Pour sauver sa raffinerie de Lévis, Ultramar ne peut pas attendre d'avoir accès à du pétrole canadien moins cher que celui qu'elle importe actuellement d'outre-mer. L'entreprise commencera à approvisionner ses installations québécoises en pétrole venu du Texas, qui est beaucoup moins cher malgré la distance à parcourir.

C'est une première, a expliqué hier le porte-parole d'Ultramar, Michel Martin. La raffinerie de Lévis devrait accueillir dans les prochaines semaines un premier cargo de pétrole tiré du gisement Eagle Ford au Texas.

Si ce brut est compatible avec les installations québécoises, l'expérience pourrait être renouvelée en attendant l'inversion du pipeline d'Enbridge qui acheminera à Montréal le pétrole de l'Ouest.

L'écart de prix entre les deux catégories de brut, qui tourne autour de 20$US, désavantage les raffineries de l'est du continent, dont plusieurs ont fermé.

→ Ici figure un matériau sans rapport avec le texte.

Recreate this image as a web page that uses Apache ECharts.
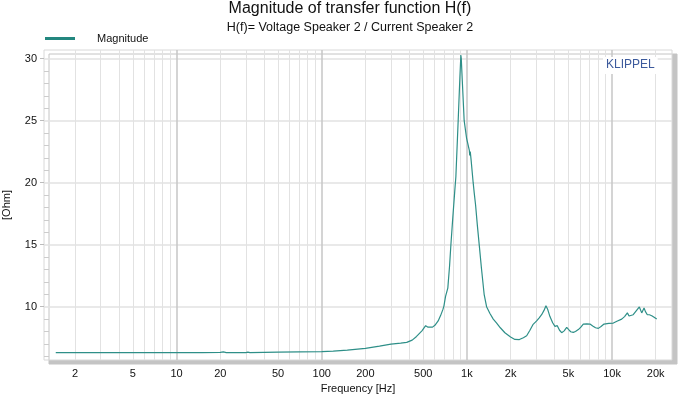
<!DOCTYPE html>
<html>
<head>
<meta charset="utf-8">
<script src="https://cdn.jsdelivr.net/npm/echarts@6/dist/echarts.min.js"></script>
<style>
  html, body { margin: 0; padding: 0; background: #fff; }
  #chart { width: 700px; height: 397px; }
</style>
</head>
<body>
<div id="chart"></div>
<script>
// frequency points (Hz) and magnitude (Ohm)
const freqHz = [
  1.47, 2, 3, 5, 10, 15, 20, 21, 22, 30, 31, 32, 50, 70, 100, 120, 150, 200, 250, 300,
  350, 385, 420, 450, 490, 520, 540, 556, 580, 602, 634, 660, 683, 694, 713, 739, 760, 776,
  800, 826, 840, 871, 895, 909, 915, 930, 958, 995, 1040, 1046, 1055, 1070, 1105, 1123,
  1148, 1180, 1216, 1260, 1315, 1367, 1442, 1520, 1604, 1700, 1828, 2000, 2142, 2300,
  2450, 2582, 2719, 2850, 3025, 3150, 3273, 3400, 3506, 3600, 3735, 3900, 4045, 4197,
  4350, 4498, 4680, 4873, 5030, 5190, 5410, 5600, 5860, 6100, 6340, 6700, 7050, 7360,
  7700, 8050, 8400, 8810, 9500, 10210, 10900, 11660, 12200, 12760, 13100, 13460, 14000,
  14420, 15000, 15430, 16020, 16620, 17000, 17510, 18100, 18780, 19500, 20330
];
const magOhm = [
  6.3, 6.3, 6.3, 6.3, 6.3, 6.3, 6.32, 6.36, 6.3, 6.3, 6.34, 6.3, 6.33, 6.35, 6.37, 6.42, 6.5, 6.64, 6.82, 6.98,
  7.06, 7.12, 7.3, 7.6, 8.05, 8.47, 8.35, 8.28, 8.35, 8.5, 8.85, 9.3, 9.76, 10.03, 10.83, 11.5, 13.3, 15,
  17.2, 19.4, 20.5, 25, 28.5, 30.3, 30.0, 28.2, 25, 23.6, 22.6, 22.2, 22.5, 21.8, 20, 19.2,
  18.2, 16.6, 15, 13.1, 11.0, 10.0, 9.45, 9.0, 8.68, 8.3, 7.9, 7.55, 7.36, 7.35,
  7.5, 7.65, 8.1, 8.55, 8.85, 9.1, 9.35, 9.7, 10.08, 9.8, 9.2, 8.7, 8.41, 8.47,
  8.1, 7.9, 8.05, 8.33, 8.15, 7.98, 7.93, 8.0, 8.15, 8.35, 8.6, 8.62, 8.6, 8.45,
  8.3, 8.25, 8.4, 8.6, 8.65, 8.68, 8.85, 9.0, 9.2, 9.5, 9.25, 9.17, 9.35,
  9.5, 9.8, 9.98, 9.5, 9.9, 9.6, 9.35, 9.35, 9.27, 9.15, 9.0
];

// axis ticks
const xLabelTicks = [2, 5, 10, 20, 50, 100, 200, 500, 1000, 2000, 5000, 10000, 20000];
const xDecadeLines = [10, 100, 1000, 10000];
const xGridLines = [
  2, 3, 4, 5, 6, 7, 8, 9, 20, 30, 40, 50, 60, 70, 80, 90,
  200, 300, 400, 500, 600, 700, 800, 900, 2000, 3000, 4000, 5000, 6000, 7000, 8000, 9000,
  20000
];
const yLabelTicks = [10, 15, 20, 25, 30];
const yMinorTicks = [6, 7, 8, 9, 11, 12, 13, 14, 16, 17, 18, 19, 21, 22, 23, 24, 26, 27, 28, 29];

const chart = echarts.init(document.getElementById('chart'));
const font = 'Liberation Sans, Arial, sans-serif';

chart.setOption({
  animation: false,
  textStyle: { fontFamily: font },
  title: {
    text: 'Magnitude of transfer function H(f)',
    subtext: 'H(f)= Voltage Speaker 2 / Current Speaker 2',
    left: 'center',
    top: 0,
    padding: [1, 5, 0, 5],
    itemGap: 4,
    textStyle: { fontSize: 16, fontWeight: 'normal', color: '#111', fontFamily: font },
    subtextStyle: { fontSize: 12.5, color: '#111', fontFamily: font }
  },
  legend: {
    left: 45,
    top: 33,
    padding: 0,
    icon: 'rect',
    itemWidth: 30,
    itemHeight: 3,
    textStyle: { fontSize: 11, color: '#111', padding: [0, 0, 0, 17] },
    data: ['Magnitude']
  },
  grid: {
    left: 44,
    right: 28,
    top: 50,
    bottom: 37,
    containLabel: false,
    outerBoundsMode: 'none',
    show: true,
    backgroundColor: '#fff',
    borderColor: '#d8d8d8',
    borderWidth: 1,
    shadowColor: '#c4c4c4',
    shadowOffsetX: 5,
    shadowOffsetY: 4,
    shadowBlur: 0
  },
  xAxis: [
    {
      type: 'log',
      min: 1.22,
      max: 25900,
      name: 'Frequency [Hz]',
      nameLocation: 'middle',
      nameGap: 21,
      nameTextStyle: { fontSize: 11, color: '#111' },
      axisLine: { show: false },
      axisTick: { show: false, customValues: xGridLines },
      axisLabel: {
        customValues: xLabelTicks,
        fontSize: 11,
        color: '#111',
        margin: 8,
        formatter: v => (v >= 1000 ? (v / 1000) + 'k' : String(v))
      },
      splitLine: { show: true, lineStyle: { color: '#e2e2e2', width: 1 } }
    },
    {
      type: 'log',
      min: 1.22,
      max: 25900,
      position: 'bottom',
      axisLine: { show: false },
      axisTick: { show: false, customValues: xDecadeLines },
      axisLabel: { show: false },
      splitLine: { show: true, lineStyle: { color: '#c6c6c6', width: 1.5 } }
    }
  ],
  yAxis: [
    {
      type: 'value',
      min: 5.7,
      max: 30.7,
      name: '[Ohm]',
      nameLocation: 'middle',
      nameGap: 32,
      nameRotate: 90,
      nameTextStyle: { fontSize: 11, color: '#111' },
      axisLine: { show: false },
      axisTick: { show: true, length: 4, customValues: yLabelTicks, lineStyle: { color: '#bbb' } },
      axisLabel: { customValues: yLabelTicks, fontSize: 11, color: '#111', margin: 7 },
      splitLine: { show: true, lineStyle: { color: '#e2e2e2', width: 1.5 } }
    },
    {
      type: 'value',
      min: 5.7,
      max: 30.7,
      position: 'left',
      axisLine: { show: false },
      axisTick: { show: true, inside: true, length: 5, customValues: yMinorTicks, lineStyle: { color: '#ccc' } },
      axisLabel: { show: false },
      splitLine: { show: false }
    }
  ],
  graphic: [
    {
      type: 'text',
      left: 603,
      top: 57,
      z: 10,
      style: {
        text: 'KLIPPEL',
        fontSize: 12,
        fill: '#3c5a9c',
        fontFamily: font,
        backgroundColor: '#fff',
        padding: [2, 3, 3, 3]
      }
    }
  ],
  series: [
    {
      name: 'Magnitude',
      type: 'line',
      xAxisIndex: 0,
      yAxisIndex: 0,
      symbol: 'none',
      color: '#23877f',
      lineStyle: { width: 1.2, color: '#2e8f88' },
      data: freqHz.map((f, i) => [f, magOhm[i]])
    }
  ]
});
</script>
</body>
</html>
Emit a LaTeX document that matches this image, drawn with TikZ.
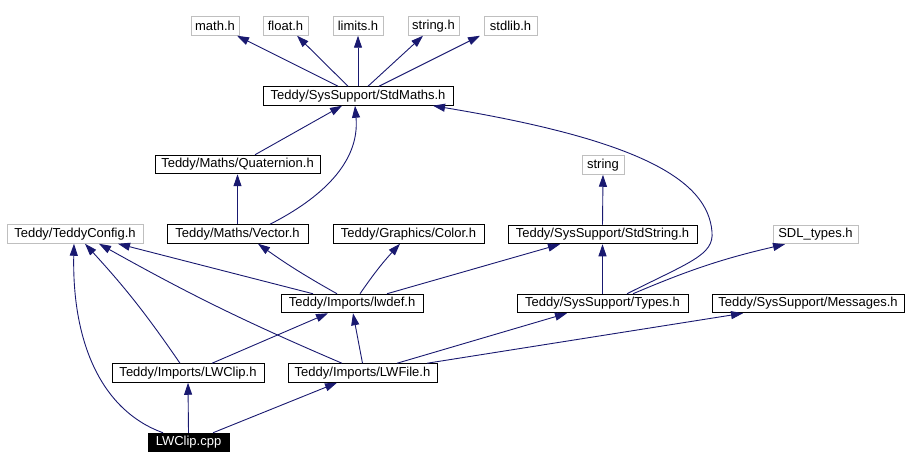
\documentclass[tikz,border=0pt]{standalone}
\usepackage{fontspec}
\setmainfont{Liberation Sans}
\usetikzlibrary{arrows.meta}
\definecolor{edgeblue}{HTML}{191970}
\definecolor{boxgray}{HTML}{BFBFBF}
\tikzset{
  base/.style={draw, line width=1pt, inner sep=0pt, minimum height=18.5pt, font=\fontsize{13}{15}\selectfont, anchor=center},
  incbox/.style={base, draw=black},
  extbox/.style={base, draw=boxgray},
  rootbox/.style={base, draw=black, fill=black, text=white},
  dep/.style={draw=edgeblue, line width=0.9pt, -{Triangle[length=12pt,width=8pt]}, shorten >=0pt}
}
\begin{document}
\begin{tikzpicture}[x=1pt,y=-1pt]
\useasboundingbox (0,0) rectangle (909,470);
% top row
\node[extbox, minimum width=48pt] (math) at (215,26) {math.h};
\node[extbox, minimum width=45pt] (float) at (285.5,26) {float.h};
\node[extbox, minimum width=50pt] (limits) at (358,26) {limits.h};
\node[extbox, minimum width=51pt] (stringh) at (433.5,26) {string.h};
\node[extbox, minimum width=53pt] (stdlib) at (510.5,26) {stdlib.h};
\node[incbox, minimum width=190pt] (stdmaths) at (358,96) {Teddy/SysSupport/StdMaths.h};
\node[incbox, minimum width=165pt] (quat) at (237.5,164.5) {Teddy/Maths/Quaternion.h};
\node[extbox, minimum width=42pt] (string) at (603,165) {string};
\node[extbox, minimum width=136pt] (tc) at (75,234) {Teddy/TeddyConfig.h};
\node[incbox, minimum width=141pt] (vector) at (237.5,234) {Teddy/Maths/Vector.h};
\node[incbox, minimum width=151pt] (color) at (408.5,234) {Teddy/Graphics/Color.h};
\node[incbox, minimum width=189pt] (stdstring) at (602.5,234.5) {Teddy/SysSupport/StdString.h};
\node[extbox, minimum width=85pt] (sdl) at (815.5,234.5) {SDL\_types.h};
\node[incbox, minimum width=142pt] (lwdef) at (352,303.5) {Teddy/Imports/lwdef.h};
\node[incbox, minimum width=171pt] (types) at (602.5,303.5) {Teddy/SysSupport/Types.h};
\node[incbox, minimum width=192pt] (msgs) at (808,303.5) {Teddy/SysSupport/Messages.h};
\node[incbox, minimum width=152pt] (lwcliph) at (188,373) {Teddy/Imports/LWClip.h};
\node[incbox, minimum width=149pt] (lwfile) at (362.5,373) {Teddy/Imports/LWFile.h};
\node[rootbox, minimum width=81pt] (cpp) at (188.5,442.5) {LWClip.cpp};
% StdMaths deps
\draw[dep] ([xshift=-20pt]stdmaths.north) -- ([xshift=22pt]math.south);
\draw[dep] ([xshift=-10pt]stdmaths.north) -- ([xshift=11.5pt]float.south);
\draw[dep] (stdmaths.north) -- (limits.south);
\draw[dep] ([xshift=10pt]stdmaths.north) -- ([xshift=-10.5pt]stringh.south);
\draw[dep] ([xshift=21pt]stdmaths.north) -- ([xshift=-30.5pt]stdlib.south);
% maths
\draw[dep] ([xshift=17.5pt]quat.north) -- ([xshift=-16pt]stdmaths.south);
\draw[dep] ([xshift=32.5pt]vector.north) to[out=27,in=-85] ([xshift=-3pt]stdmaths.south);
\draw[dep] (vector.north) -- (quat.south);
\draw[dep] ([xshift=24.5pt]types.north) .. controls (690,262) and (714,255) .. (712,232)
  .. controls (708,180) and (640,140) .. ([xshift=75pt]stdmaths.south);
% strings
\draw[dep] (stdstring.north) -- (string.south);
\draw[dep] (types.north) -- (stdstring.south);
\draw[dep] ([xshift=30.5pt]types.north) to[bend left=5] ([xshift=-30.5pt]sdl.south);
% lwdef
\draw[dep] ([xshift=-39pt]lwdef.north) -- ([xshift=43pt]tc.south);
\draw[dep] ([xshift=-15pt]lwdef.north) to[bend left=3] ([xshift=20.5pt]vector.south);
\draw[dep] ([xshift=8pt]lwdef.north) to[bend left=4] ([xshift=-8.5pt]color.south);
\draw[dep] ([xshift=35pt]lwdef.north) -- ([xshift=-42.5pt]stdstring.south);
% LWClip.h
\draw[dep] ([xshift=-8pt]lwcliph.north) to[bend right=4] ([xshift=10pt]tc.south);
\draw[dep] ([xshift=24pt]lwcliph.north) -- ([xshift=-24pt]lwdef.south);
% LWFile
\draw[dep] ([xshift=-20.5pt]lwfile.north) to[bend left=3] ([xshift=24pt]tc.south);
\draw[dep] (lwfile.north) -- ([xshift=1pt]lwdef.south);
\draw[dep] ([xshift=34.5pt]lwfile.north) -- ([xshift=-35.5pt]types.south);
\draw[dep] ([xshift=64.5pt]lwfile.north) -- ([xshift=-65pt]msgs.south);
% LWClip.cpp
\draw[dep] ([xshift=-25.5pt]cpp.north) .. controls (100,410) and (72,340) .. ([xshift=-1pt]tc.south);
\draw[dep] (cpp.north) -- (lwcliph.south);
\draw[dep] ([xshift=24.5pt]cpp.north) -- ([xshift=-25.5pt]lwfile.south);
\end{tikzpicture}
\end{document}
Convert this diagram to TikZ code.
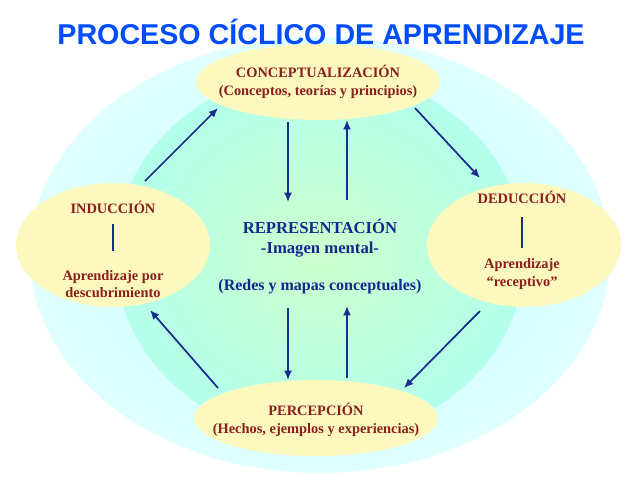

Au Québec, les deux seules raffineries encore en activité appuient fortement le projet d'Enbridge.

C'est une question de survie, selon le porte-parole d'Ultramar. «Les raffineries de l'Ontario ont déjà accès à du pétrole canadien, précise Michel Martin. Ça va être dangereux pour nous. On ne peut pas attendre», dit-il.

Le projet d'Enbridge, qui se heurte à l'opposition des environnementalistes au Québec, ne se réalisera pas avant le milieu de 2014, selon toute vraisemblance. L'importation de pétrole américain, même s'il est plus cher que le pétrole canadien tiré des sables bitumineux, permettra à Ultramar d'améliorer sa rentabilité dans l'intervalle.

La raffinerie de Lévis peut traiter 230 000 barils de brut par jour. Ultramar souhaite avoir accès au plus grand volume de pétrole canadien possible. En plus de l'inversion du pipeline d'Enbridge, l'entreprise s'intéresse au projet de TransCanada qui veut remplacer le gaz naturel par du pétrole dans une de ses conduites qui aboutit à Montréal. «Toutes les alternatives nous intéressent», a confirmé son porte-parole.

Hier, le brut canadien valait 71,79$US le baril, comparativement à 92,56$US pour le pétrole américain et à 109,65$US pour le Brent européen qui approvisionne actuellement les raffineries de Montréal.

Permis spécial

Valero, la société américaine propriétaire d'Ultramar, a dû obtenir un permis du gouvernement des États-Unis pour pouvoir exporter du pétrole du Texas vers le Canada, parce que le pétrole est considéré comme une ressource stratégique et son commerce est contrôlé.

Le pétrole du gisement d'Eagle Ford, produit avec les nouvelles techniques de fracturation, traversera le golfe du Mexique et remontera la côte atlantique, puis le golfe du Saint-Laurent jusqu'à Lévis. C'est un long voyage, mais la raffinerie de Lévis traite du pétrole qui vient parfois d'aussi loin que le Kazakhstan ou l'Angola.